§ EXERCISE TASK: Taking the data below, please print only the lines from the line holding "Recreate this image" to the line holding "0.124, 0.047, 0.008]", inclusive, with pictures omitted.

(Plotting code records)
— BEGIN —

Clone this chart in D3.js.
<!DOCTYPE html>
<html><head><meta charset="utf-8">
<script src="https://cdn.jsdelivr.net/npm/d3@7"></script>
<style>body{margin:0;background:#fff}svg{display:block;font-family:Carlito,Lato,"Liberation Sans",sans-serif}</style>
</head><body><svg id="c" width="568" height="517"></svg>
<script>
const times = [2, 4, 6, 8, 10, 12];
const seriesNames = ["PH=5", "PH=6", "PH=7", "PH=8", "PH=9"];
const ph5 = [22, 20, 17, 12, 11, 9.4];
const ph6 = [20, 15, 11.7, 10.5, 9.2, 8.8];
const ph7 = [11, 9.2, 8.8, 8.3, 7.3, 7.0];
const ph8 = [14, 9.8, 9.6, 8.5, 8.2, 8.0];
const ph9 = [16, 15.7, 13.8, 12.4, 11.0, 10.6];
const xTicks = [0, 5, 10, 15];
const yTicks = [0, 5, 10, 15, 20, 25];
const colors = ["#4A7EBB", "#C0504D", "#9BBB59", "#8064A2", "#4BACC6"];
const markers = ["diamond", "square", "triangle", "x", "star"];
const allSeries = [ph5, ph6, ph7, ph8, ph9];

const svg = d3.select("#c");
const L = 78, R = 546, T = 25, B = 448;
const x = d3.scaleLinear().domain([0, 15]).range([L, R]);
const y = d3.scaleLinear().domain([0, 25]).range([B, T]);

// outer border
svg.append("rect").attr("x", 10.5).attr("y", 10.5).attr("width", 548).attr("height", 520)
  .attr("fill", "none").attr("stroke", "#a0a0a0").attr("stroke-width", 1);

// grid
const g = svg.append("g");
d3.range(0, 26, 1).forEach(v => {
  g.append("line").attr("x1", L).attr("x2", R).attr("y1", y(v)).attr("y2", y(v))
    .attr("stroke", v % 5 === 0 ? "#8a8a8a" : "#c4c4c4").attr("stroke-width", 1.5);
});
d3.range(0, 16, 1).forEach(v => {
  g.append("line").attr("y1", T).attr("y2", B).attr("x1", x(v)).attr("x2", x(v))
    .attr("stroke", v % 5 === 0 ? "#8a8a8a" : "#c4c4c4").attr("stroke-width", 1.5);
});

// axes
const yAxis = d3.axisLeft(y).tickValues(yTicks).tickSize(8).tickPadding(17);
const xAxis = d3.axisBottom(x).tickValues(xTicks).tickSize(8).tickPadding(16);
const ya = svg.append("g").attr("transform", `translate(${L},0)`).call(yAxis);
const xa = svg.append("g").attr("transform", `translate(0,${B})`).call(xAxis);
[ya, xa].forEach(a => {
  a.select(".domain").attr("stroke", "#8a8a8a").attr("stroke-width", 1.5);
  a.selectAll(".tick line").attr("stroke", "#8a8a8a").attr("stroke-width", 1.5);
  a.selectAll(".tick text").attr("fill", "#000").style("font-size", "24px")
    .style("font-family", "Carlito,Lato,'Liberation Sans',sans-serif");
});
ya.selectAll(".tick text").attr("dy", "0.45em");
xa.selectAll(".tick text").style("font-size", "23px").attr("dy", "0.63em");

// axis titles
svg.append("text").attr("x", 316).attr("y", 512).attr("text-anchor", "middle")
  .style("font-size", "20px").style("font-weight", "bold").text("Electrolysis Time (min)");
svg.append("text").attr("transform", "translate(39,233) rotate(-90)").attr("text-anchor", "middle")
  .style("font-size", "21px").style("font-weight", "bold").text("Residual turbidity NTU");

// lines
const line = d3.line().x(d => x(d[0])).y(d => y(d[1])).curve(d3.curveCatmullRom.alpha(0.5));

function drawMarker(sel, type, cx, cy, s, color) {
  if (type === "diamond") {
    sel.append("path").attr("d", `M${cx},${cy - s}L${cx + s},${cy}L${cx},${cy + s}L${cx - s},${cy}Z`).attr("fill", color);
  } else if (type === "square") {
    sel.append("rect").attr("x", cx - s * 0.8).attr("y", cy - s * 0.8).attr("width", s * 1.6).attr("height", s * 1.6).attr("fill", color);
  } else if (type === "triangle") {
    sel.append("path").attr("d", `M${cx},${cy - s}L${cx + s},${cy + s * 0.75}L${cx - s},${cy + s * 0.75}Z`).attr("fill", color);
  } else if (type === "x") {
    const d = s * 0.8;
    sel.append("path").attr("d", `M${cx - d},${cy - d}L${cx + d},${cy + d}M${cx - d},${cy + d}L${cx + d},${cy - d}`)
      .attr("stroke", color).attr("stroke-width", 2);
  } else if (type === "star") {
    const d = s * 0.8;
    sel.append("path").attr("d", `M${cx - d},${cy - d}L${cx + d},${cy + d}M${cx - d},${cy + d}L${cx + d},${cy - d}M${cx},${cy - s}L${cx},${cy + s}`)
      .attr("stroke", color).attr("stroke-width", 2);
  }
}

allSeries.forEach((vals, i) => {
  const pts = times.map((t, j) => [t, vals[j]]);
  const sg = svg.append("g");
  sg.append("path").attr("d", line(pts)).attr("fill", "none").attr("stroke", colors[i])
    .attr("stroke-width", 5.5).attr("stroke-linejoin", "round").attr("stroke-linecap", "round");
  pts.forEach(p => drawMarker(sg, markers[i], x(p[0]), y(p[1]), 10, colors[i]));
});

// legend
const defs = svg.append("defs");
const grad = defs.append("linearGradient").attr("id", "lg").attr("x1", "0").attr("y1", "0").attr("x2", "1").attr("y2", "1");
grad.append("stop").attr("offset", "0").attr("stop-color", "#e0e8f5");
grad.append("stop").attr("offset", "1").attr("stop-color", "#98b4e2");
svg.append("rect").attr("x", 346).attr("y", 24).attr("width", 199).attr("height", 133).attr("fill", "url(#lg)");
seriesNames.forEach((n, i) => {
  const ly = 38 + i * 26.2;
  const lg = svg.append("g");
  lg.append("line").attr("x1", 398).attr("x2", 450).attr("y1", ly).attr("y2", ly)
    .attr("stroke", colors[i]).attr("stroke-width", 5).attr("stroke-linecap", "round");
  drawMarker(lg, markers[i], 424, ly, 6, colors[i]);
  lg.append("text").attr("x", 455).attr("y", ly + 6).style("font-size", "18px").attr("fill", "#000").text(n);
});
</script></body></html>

— END —
— BEGIN —

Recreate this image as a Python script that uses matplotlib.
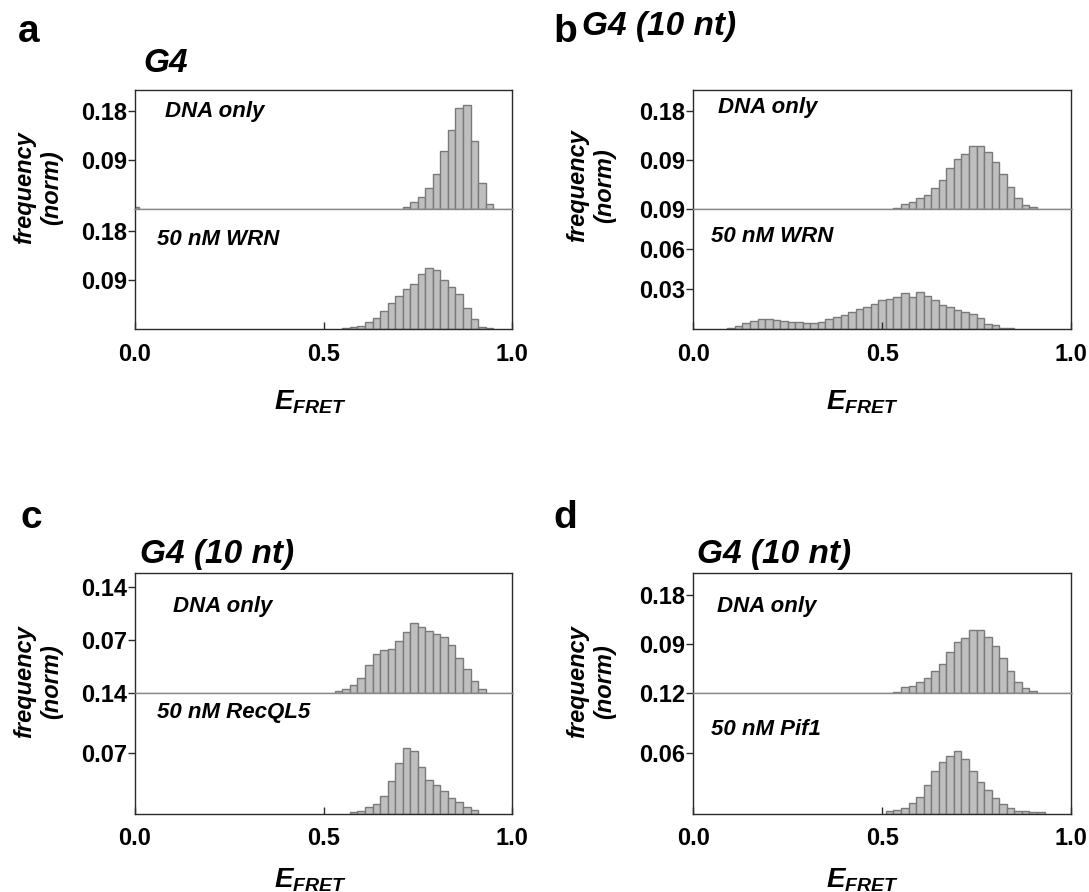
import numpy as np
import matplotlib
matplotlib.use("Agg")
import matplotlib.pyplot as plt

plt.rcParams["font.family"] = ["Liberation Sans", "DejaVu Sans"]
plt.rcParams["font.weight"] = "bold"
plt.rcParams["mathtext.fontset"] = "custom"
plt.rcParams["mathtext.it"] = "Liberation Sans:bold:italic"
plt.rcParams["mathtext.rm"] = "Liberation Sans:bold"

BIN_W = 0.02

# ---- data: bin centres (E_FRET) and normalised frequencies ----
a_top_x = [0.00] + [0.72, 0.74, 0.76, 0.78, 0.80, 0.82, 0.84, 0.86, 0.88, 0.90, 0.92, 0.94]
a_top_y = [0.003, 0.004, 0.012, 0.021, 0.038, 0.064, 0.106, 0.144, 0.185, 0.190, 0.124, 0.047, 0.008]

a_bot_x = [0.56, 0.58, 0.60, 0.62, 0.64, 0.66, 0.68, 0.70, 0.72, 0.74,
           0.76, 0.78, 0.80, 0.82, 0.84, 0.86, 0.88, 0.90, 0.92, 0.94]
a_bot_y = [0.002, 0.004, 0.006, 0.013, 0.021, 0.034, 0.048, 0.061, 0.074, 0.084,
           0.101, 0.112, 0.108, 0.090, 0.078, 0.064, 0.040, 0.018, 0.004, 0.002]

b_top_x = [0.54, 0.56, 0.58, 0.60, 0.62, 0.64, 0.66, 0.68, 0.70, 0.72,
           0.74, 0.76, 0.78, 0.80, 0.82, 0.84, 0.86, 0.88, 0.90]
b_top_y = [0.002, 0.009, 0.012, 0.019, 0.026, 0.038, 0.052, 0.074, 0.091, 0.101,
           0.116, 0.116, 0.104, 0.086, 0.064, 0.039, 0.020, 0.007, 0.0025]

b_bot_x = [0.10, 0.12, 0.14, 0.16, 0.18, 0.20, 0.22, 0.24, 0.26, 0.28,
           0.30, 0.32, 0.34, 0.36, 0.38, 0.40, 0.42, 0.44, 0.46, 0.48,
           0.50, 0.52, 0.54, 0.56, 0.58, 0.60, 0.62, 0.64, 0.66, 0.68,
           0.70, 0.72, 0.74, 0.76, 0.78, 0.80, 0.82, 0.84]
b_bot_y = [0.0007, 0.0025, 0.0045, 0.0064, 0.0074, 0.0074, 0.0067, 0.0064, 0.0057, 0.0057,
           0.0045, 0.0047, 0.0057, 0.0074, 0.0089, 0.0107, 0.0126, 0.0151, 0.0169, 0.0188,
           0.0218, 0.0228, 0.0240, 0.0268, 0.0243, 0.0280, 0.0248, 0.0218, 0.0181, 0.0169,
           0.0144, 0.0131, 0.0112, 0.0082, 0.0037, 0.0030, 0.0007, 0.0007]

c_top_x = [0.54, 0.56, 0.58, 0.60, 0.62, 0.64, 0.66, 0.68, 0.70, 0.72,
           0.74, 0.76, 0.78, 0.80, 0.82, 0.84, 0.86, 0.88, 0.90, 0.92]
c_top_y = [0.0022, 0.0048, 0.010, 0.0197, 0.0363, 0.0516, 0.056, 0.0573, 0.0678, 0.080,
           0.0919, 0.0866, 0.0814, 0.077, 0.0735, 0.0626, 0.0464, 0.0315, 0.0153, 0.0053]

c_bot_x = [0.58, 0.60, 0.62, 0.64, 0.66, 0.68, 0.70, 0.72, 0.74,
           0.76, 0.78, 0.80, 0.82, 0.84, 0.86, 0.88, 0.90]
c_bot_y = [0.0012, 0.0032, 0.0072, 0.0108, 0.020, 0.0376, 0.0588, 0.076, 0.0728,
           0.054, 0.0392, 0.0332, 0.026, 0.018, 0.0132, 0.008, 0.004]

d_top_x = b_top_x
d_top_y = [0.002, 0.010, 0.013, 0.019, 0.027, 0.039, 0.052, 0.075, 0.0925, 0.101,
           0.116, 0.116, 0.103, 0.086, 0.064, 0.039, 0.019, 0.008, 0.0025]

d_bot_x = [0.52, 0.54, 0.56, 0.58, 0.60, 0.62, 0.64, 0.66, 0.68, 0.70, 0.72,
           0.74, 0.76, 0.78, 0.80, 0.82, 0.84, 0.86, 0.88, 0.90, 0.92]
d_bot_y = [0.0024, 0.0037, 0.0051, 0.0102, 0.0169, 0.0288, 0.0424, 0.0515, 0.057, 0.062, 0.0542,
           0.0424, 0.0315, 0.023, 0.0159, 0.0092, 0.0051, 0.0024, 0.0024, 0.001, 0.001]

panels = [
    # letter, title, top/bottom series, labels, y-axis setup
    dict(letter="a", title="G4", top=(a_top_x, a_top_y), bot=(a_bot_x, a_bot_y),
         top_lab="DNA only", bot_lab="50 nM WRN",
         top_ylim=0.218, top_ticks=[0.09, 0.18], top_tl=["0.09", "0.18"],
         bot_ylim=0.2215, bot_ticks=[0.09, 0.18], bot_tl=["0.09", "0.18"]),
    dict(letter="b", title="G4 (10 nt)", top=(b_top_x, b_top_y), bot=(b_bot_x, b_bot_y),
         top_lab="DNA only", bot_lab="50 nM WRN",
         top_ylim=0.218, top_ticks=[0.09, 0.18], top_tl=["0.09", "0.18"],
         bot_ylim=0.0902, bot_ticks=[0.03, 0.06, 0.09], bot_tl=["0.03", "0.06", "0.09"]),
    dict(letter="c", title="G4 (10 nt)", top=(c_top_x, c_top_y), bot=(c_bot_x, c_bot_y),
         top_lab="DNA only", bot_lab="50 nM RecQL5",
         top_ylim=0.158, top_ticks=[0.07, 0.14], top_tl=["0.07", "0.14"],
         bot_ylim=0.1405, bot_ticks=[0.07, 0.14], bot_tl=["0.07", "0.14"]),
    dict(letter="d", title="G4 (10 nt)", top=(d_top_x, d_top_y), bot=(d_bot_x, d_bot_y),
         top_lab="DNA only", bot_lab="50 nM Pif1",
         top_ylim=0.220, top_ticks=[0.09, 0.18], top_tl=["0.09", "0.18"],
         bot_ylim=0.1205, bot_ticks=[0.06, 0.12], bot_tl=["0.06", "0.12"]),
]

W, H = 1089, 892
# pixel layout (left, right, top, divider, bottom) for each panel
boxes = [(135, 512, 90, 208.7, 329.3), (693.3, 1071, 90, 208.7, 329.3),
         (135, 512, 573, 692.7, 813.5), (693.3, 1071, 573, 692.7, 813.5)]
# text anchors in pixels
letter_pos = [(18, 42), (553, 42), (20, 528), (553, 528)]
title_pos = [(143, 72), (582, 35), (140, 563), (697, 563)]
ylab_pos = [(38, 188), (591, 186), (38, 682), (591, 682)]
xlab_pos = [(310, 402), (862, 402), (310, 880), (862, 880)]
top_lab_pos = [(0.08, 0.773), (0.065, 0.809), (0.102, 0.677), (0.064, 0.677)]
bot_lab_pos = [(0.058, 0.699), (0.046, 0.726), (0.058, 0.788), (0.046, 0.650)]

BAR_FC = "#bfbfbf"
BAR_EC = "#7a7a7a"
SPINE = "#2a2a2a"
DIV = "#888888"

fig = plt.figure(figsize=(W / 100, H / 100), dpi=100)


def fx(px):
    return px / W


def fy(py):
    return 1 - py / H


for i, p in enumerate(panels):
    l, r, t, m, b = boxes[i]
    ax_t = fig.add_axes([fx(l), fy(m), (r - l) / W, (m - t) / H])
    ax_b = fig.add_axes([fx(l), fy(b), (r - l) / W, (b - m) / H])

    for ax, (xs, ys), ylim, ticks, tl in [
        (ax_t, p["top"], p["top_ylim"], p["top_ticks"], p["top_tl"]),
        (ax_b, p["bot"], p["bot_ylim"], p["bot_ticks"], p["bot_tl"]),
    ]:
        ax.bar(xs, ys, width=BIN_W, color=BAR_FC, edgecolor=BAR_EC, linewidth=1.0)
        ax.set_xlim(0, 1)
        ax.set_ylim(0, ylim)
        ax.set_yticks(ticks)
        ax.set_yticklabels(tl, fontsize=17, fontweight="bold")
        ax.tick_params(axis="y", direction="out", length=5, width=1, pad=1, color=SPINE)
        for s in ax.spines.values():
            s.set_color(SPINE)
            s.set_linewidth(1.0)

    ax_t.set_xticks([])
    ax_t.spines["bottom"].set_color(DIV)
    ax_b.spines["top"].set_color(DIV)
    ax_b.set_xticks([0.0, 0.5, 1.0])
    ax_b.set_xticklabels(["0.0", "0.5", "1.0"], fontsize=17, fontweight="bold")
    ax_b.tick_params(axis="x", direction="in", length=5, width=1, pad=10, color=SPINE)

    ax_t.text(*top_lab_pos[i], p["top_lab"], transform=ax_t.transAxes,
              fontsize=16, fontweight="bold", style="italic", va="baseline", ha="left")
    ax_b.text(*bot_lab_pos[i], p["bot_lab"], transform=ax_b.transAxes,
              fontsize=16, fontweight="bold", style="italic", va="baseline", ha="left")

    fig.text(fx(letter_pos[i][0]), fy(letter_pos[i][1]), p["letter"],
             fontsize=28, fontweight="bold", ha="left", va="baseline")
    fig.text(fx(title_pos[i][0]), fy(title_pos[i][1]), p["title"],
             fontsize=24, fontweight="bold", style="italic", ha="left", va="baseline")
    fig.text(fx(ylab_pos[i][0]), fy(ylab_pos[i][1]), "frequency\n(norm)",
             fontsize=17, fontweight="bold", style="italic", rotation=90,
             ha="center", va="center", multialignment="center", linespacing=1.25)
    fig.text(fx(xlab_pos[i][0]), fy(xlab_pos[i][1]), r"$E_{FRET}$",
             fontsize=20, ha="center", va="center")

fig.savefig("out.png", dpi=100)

— END —

§ SOLUTION:
Recreate this image as a Python script that uses matplotlib.
import numpy as np
import matplotlib
matplotlib.use("Agg")
import matplotlib.pyplot as plt

plt.rcParams["font.family"] = ["Liberation Sans", "DejaVu Sans"]
plt.rcParams["font.weight"] = "bold"
plt.rcParams["mathtext.fontset"] = "custom"
plt.rcParams["mathtext.it"] = "Liberation Sans:bold:italic"
plt.rcParams["mathtext.rm"] = "Liberation Sans:bold"

BIN_W = 0.02

# ---- data: bin centres (E_FRET) and normalised frequencies ----
a_top_x = [0.00] + [0.72, 0.74, 0.76, 0.78, 0.80, 0.82, 0.84, 0.86, 0.88, 0.90, 0.92, 0.94]
a_top_y = [0.003, 0.004, 0.012, 0.021, 0.038, 0.064, 0.106, 0.144, 0.185, 0.190, 0.124, 0.047, 0.008]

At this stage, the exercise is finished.